* _Provided material_:
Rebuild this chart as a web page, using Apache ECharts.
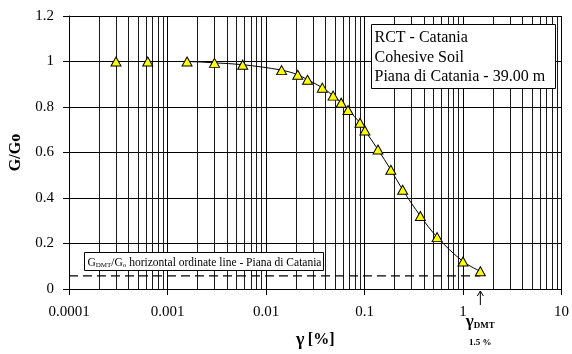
<!DOCTYPE html>
<html>
<head>
<meta charset="utf-8">
<script src="https://cdn.jsdelivr.net/npm/echarts@6/dist/echarts.min.js"></script>
<style>
  html, body { margin: 0; padding: 0; background: #fff; }
  #chart { width: 572px; height: 354px; }
</style>
</head>
<body>
<div id="chart"></div>
<script>
// Shear strain γ [%] of the resonant column test points
const shearStrain = [0.0003, 0.00063, 0.00158, 0.003, 0.0058, 0.0144, 0.021, 0.0264, 0.0373, 0.048,
  0.058, 0.068, 0.09, 0.101, 0.137, 0.185, 0.244, 0.369, 0.546, 1.0, 1.5];
// Normalised shear modulus G/Go at each strain
const modulusRatio = [1.0, 1.0, 1.0, 0.994, 0.986, 0.962, 0.942, 0.92, 0.885, 0.85,
  0.819, 0.787, 0.731, 0.697, 0.613, 0.524, 0.436, 0.321, 0.228, 0.121, 0.078];

// GDMT/Go ordinate and the strain where it meets the curve
const dmtRatio = 0.058;
const dmtStrain = 1.5;

// Axis ticks
const xDecades = [0.0001, 0.001, 0.01, 0.1, 1, 10];
const xMinorSteps = [2, 3, 4, 5, 6, 7, 8, 9];
const yTicks = [0, 0.2, 0.4, 0.6, 0.8, 1, 1.2];

const infoLines = ['RCT - Catania', 'Cohesive Soil', 'Piana di Catania - 39.00 m'];

const serif = '"Liberation Serif", "Times New Roman", serif';

// minor vertical grid lines inside each decade
const minorValues = [];
for (let i = 0; i < xDecades.length - 1; i++) {
  xMinorSteps.forEach(m => minorValues.push(xDecades[i] * m));
}

const chart = echarts.init(document.getElementById('chart'), null, { renderer: 'canvas' });

const option = {
  animation: false,
  backgroundColor: '#fff',
  grid: { left: 64, right: 9, top: 16, bottom: 64, show: false },
  xAxis: {
    type: 'log',
    logBase: 10,
    min: xDecades[0],
    max: xDecades[xDecades.length - 1],
    axisLine: { show: true, onZero: false, lineStyle: { color: '#000', width: 1 } },
    axisTick: { show: true, length: 6, lineStyle: { color: '#000' } },
    axisLabel: {
      margin: 16, color: '#000', fontFamily: serif, fontSize: 15,
      formatter: v => String(+(+v).toPrecision(6))
    },
    splitLine: { show: true, lineStyle: { color: '#000', width: 1 } },
    name: '{g|γ} {t|[%]}',
    nameLocation: 'middle',
    nameGap: 42,
    nameTextStyle: {
      rich: {
        g: { fontFamily: serif, fontWeight: 'bold', fontSize: 18, color: '#000' },
        t: { fontFamily: serif, fontWeight: 'bold', fontSize: 16, color: '#000' }
      }
    }
  },
  yAxis: {
    type: 'value',
    min: yTicks[0],
    max: yTicks[yTicks.length - 1],
    interval: 0.2,
    axisLine: { show: true, lineStyle: { color: '#000', width: 1 } },
    axisTick: { show: true, length: 6, lineStyle: { color: '#000' } },
    axisLabel: { margin: 15, color: '#000', fontFamily: serif, fontSize: 15 },
    splitLine: { show: true, lineStyle: { color: '#000', width: 1 } },
    name: 'G/Go',
    nameLocation: 'middle',
    nameGap: 45,
    nameTextStyle: { fontFamily: serif, fontWeight: 'bold', fontSize: 16, color: '#000' }
  },
  series: [
    {
      // minor log grid
      type: 'custom',
      data: minorValues,
      silent: true,
      z: 1,
      renderItem: (params, api) => {
        const v = api.value(0);
        const p0 = api.coord([v, yTicks[0]]);
        const p1 = api.coord([v, yTicks[yTicks.length - 1]]);
        const x = Math.round(p0[0]) + 0.5;
        return {
          type: 'line',
          shape: { x1: x, y1: p0[1], x2: x, y2: p1[1] },
          style: { stroke: '#1a1a1a', lineWidth: 1 }
        };
      },
      encode: { x: 0 }
    },
    {
      // GDMT/Go horizontal ordinate line
      type: 'line',
      data: [[xDecades[0], dmtRatio], [dmtStrain, dmtRatio]],
      symbol: 'none',
      silent: true,
      z: 3,
      lineStyle: { color: '#000', width: 1.3, type: [9, 5] }
    },
    {
      type: 'line',
      data: shearStrain.map((x, i) => [x, modulusRatio[i]]),
      smooth: 0.35,
      z: 5,
      symbol: 'triangle',
      symbolSize: [10, 9],
      lineStyle: { color: '#000', width: 1 },
      itemStyle: { color: '#ffff00', borderColor: '#000', borderWidth: 1 }
    }
  ]
};

chart.setOption(option);

// annotations positioned from the axis scales
const dmtPx = chart.convertToPixel({ gridIndex: 0 }, [dmtStrain, 0]);
const infoText = infoLines.join('\n');

chart.setOption({
  graphic: [
    {
      type: 'group',
      left: 371, top: 24, z: 100,
      children: [
        { type: 'rect', shape: { x: 0, y: 0, width: 184, height: 64 }, z: 100,
          style: { fill: '#fff', stroke: '#000', lineWidth: 1 } },
        { type: 'text', x: 3, y: 4, z: 101,
          style: { text: infoText, font: '16px ' + serif, lineHeight: 19.5, fill: '#000' } }
      ]
    },
    {
      type: 'group',
      left: 84, top: 252, z: 100,
      children: [
        { type: 'rect', shape: { x: 0, y: 0, width: 239, height: 18 }, z: 100,
          style: { fill: '#fff', stroke: '#000', lineWidth: 1 } },
        { type: 'text', x: 3, y: 3, z: 101,
          style: {
            text: '{n|G}{s|DMT}{n|/G}{s|o}{n| horizontal ordinate line - Piana di Catania}',
            rich: {
              n: { fontFamily: serif, fontSize: 11.5, color: '#000', lineHeight: 13, verticalAlign: 'bottom' },
              s: { fontFamily: serif, fontSize: 7, color: '#000', lineHeight: 9, verticalAlign: 'bottom', padding: [3, 0, 0, 0] }
            }
          } }
      ]
    },
    {
      type: 'line', z: 100,
      shape: { x1: dmtPx[0], y1: dmtPx[1] + 3, x2: dmtPx[0], y2: dmtPx[1] + 16 },
      style: { stroke: '#000', lineWidth: 1 }
    },
    {
      type: 'polyline', z: 100,
      shape: { points: [[dmtPx[0] - 3, dmtPx[1] + 7], [dmtPx[0], dmtPx[1] + 2], [dmtPx[0] + 3, dmtPx[1] + 7]] },
      style: { stroke: '#000', lineWidth: 1, fill: null }
    },
    {
      type: 'text', z: 100,
      x: dmtPx[0], y: dmtPx[1] + 33,
      style: {
        text: '{g|γ}{s|DMT}',
        align: 'center', verticalAlign: 'middle',
        rich: {
          g: { fontFamily: serif, fontWeight: 'bold', fontSize: 17, color: '#000', verticalAlign: 'bottom' },
          s: { fontFamily: serif, fontWeight: 'bold', fontSize: 9, color: '#000', verticalAlign: 'bottom', padding: [4, 0, 0, 0] }
        }
      }
    },
    {
      type: 'text', z: 100,
      x: dmtPx[0], y: dmtPx[1] + 54,
      style: { text: '1.5 %', font: 'bold 9px ' + serif, fill: '#000', align: 'center', verticalAlign: 'middle' }
    }
  ]
});
</script>
</body>
</html>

* _Exercise details_: Go through the listing above and quote it exactly, apart from its images.

* _Written answer_:
Rebuild this chart as a web page, using Apache ECharts.
<!DOCTYPE html>
<html>
<head>
<meta charset="utf-8">
<script src="https://cdn.jsdelivr.net/npm/echarts@6/dist/echarts.min.js"></script>
<style>
  html, body { margin: 0; padding: 0; background: #fff; }
  #chart { width: 572px; height: 354px; }
</style>
</head>
<body>
<div id="chart"></div>
<script>
// Shear strain γ [%] of the resonant column test points
const shearStrain = [0.0003, 0.00063, 0.00158, 0.003, 0.0058, 0.0144, 0.021, 0.0264, 0.0373, 0.048,
  0.058, 0.068, 0.09, 0.101, 0.137, 0.185, 0.244, 0.369, 0.546, 1.0, 1.5];
// Normalised shear modulus G/Go at each strain
const modulusRatio = [1.0, 1.0, 1.0, 0.994, 0.986, 0.962, 0.942, 0.92, 0.885, 0.85,
  0.819, 0.787, 0.731, 0.697, 0.613, 0.524, 0.436, 0.321, 0.228, 0.121, 0.078];

// GDMT/Go ordinate and the strain where it meets the curve
const dmtRatio = 0.058;
const dmtStrain = 1.5;

// Axis ticks
const xDecades = [0.0001, 0.001, 0.01, 0.1, 1, 10];
const xMinorSteps = [2, 3, 4, 5, 6, 7, 8, 9];
const yTicks = [0, 0.2, 0.4, 0.6, 0.8, 1, 1.2];

const infoLines = ['RCT - Catania', 'Cohesive Soil', 'Piana di Catania - 39.00 m'];

const serif = '"Liberation Serif", "Times New Roman", serif';

// minor vertical grid lines inside each decade
const minorValues = [];
for (let i = 0; i < xDecades.length - 1; i++) {
  xMinorSteps.forEach(m => minorValues.push(xDecades[i] * m));
}

const chart = echarts.init(document.getElementById('chart'), null, { renderer: 'canvas' });

const option = {
  animation: false,
  backgroundColor: '#fff',
  grid: { left: 64, right: 9, top: 16, bottom: 64, show: false },
  xAxis: {
    type: 'log',
    logBase: 10,
    min: xDecades[0],
    max: xDecades[xDecades.length - 1],
    axisLine: { show: true, onZero: false, lineStyle: { color: '#000', width: 1 } },
    axisTick: { show: true, length: 6, lineStyle: { color: '#000' } },
    axisLabel: {
      margin: 16, color: '#000', fontFamily: serif, fontSize: 15,
      formatter: v => String(+(+v).toPrecision(6))
    },
    splitLine: { show: true, lineStyle: { color: '#000', width: 1 } },
    name: '{g|γ} {t|[%]}',
    nameLocation: 'middle',
    nameGap: 42,
    nameTextStyle: {
      rich: {
        g: { fontFamily: serif, fontWeight: 'bold', fontSize: 18, color: '#000' },
        t: { fontFamily: serif, fontWeight: 'bold', fontSize: 16, color: '#000' }
      }
    }
  },
  yAxis: {
    type: 'value',
    min: yTicks[0],
    max: yTicks[yTicks.length - 1],
    interval: 0.2,
    axisLine: { show: true, lineStyle: { color: '#000', width: 1 } },
    axisTick: { show: true, length: 6, lineStyle: { color: '#000' } },
    axisLabel: { margin: 15, color: '#000', fontFamily: serif, fontSize: 15 },
    splitLine: { show: true, lineStyle: { color: '#000', width: 1 } },
    name: 'G/Go',
    nameLocation: 'middle',
    nameGap: 45,
    nameTextStyle: { fontFamily: serif, fontWeight: 'bold', fontSize: 16, color: '#000' }
  },
  series: [
    {
      // minor log grid
      type: 'custom',
      data: minorValues,
      silent: true,
      z: 1,
      renderItem: (params, api) => {
        const v = api.value(0);
        const p0 = api.coord([v, yTicks[0]]);
        const p1 = api.coord([v, yTicks[yTicks.length - 1]]);
        const x = Math.round(p0[0]) + 0.5;
        return {
          type: 'line',
          shape: { x1: x, y1: p0[1], x2: x, y2: p1[1] },
          style: { stroke: '#1a1a1a', lineWidth: 1 }
        };
      },
      encode: { x: 0 }
    },
    {
      // GDMT/Go horizontal ordinate line
      type: 'line',
      data: [[xDecades[0], dmtRatio], [dmtStrain, dmtRatio]],
      symbol: 'none',
      silent: true,
      z: 3,
      lineStyle: { color: '#000', width: 1.3, type: [9, 5] }
    },
    {
      type: 'line',
      data: shearStrain.map((x, i) => [x, modulusRatio[i]]),
      smooth: 0.35,
      z: 5,
      symbol: 'triangle',
      symbolSize: [10, 9],
      lineStyle: { color: '#000', width: 1 },
      itemStyle: { color: '#ffff00', borderColor: '#000', borderWidth: 1 }
    }
  ]
};

chart.setOption(option);

// annotations positioned from the axis scales
const dmtPx = chart.convertToPixel({ gridIndex: 0 }, [dmtStrain, 0]);
const infoText = infoLines.join('\n');

chart.setOption({
  graphic: [
    {
      type: 'group',
      left: 371, top: 24, z: 100,
      children: [
        { type: 'rect', shape: { x: 0, y: 0, width: 184, height: 64 }, z: 100,
          style: { fill: '#fff', stroke: '#000', lineWidth: 1 } },
        { type: 'text', x: 3, y: 4, z: 101,
          style: { text: infoText, font: '16px ' + serif, lineHeight: 19.5, fill: '#000' } }
      ]
    },
    {
      type: 'group',
      left: 84, top: 252, z: 100,
      children: [
        { type: 'rect', shape: { x: 0, y: 0, width: 239, height: 18 }, z: 100,
          style: { fill: '#fff', stroke: '#000', lineWidth: 1 } },
        { type: 'text', x: 3, y: 3, z: 101,
          style: {
            text: '{n|G}{s|DMT}{n|/G}{s|o}{n| horizontal ordinate line - Piana di Catania}',
            rich: {
              n: { fontFamily: serif, fontSize: 11.5, color: '#000', lineHeight: 13, verticalAlign: 'bottom' },
              s: { fontFamily: serif, fontSize: 7, color: '#000', lineHeight: 9, verticalAlign: 'bottom', padding: [3, 0, 0, 0] }
            }
          } }
      ]
    },
    {
      type: 'line', z: 100,
      shape: { x1: dmtPx[0], y1: dmtPx[1] + 3, x2: dmtPx[0], y2: dmtPx[1] + 16 },
      style: { stroke: '#000', lineWidth: 1 }
    },
    {
      type: 'polyline', z: 100,
      shape: { points: [[dmtPx[0] - 3, dmtPx[1] + 7], [dmtPx[0], dmtPx[1] + 2], [dmtPx[0] + 3, dmtPx[1] + 7]] },
      style: { stroke: '#000', lineWidth: 1, fill: null }
    },
    {
      type: 'text', z: 100,
      x: dmtPx[0], y: dmtPx[1] + 33,
      style: {
        text: '{g|γ}{s|DMT}',
        align: 'center', verticalAlign: 'middle',
        rich: {
          g: { fontFamily: serif, fontWeight: 'bold', fontSize: 17, color: '#000', verticalAlign: 'bottom' },
          s: { fontFamily: serif, fontWeight: 'bold', fontSize: 9, color: '#000', verticalAlign: 'bottom', padding: [4, 0, 0, 0] }
        }
      }
    },
    {
      type: 'text', z: 100,
      x: dmtPx[0], y: dmtPx[1] + 54,
      style: { text: '1.5 %', font: 'bold 9px ' + serif, fill: '#000', align: 'center', verticalAlign: 'middle' }
    }
  ]
});
</script>
</body>
</html>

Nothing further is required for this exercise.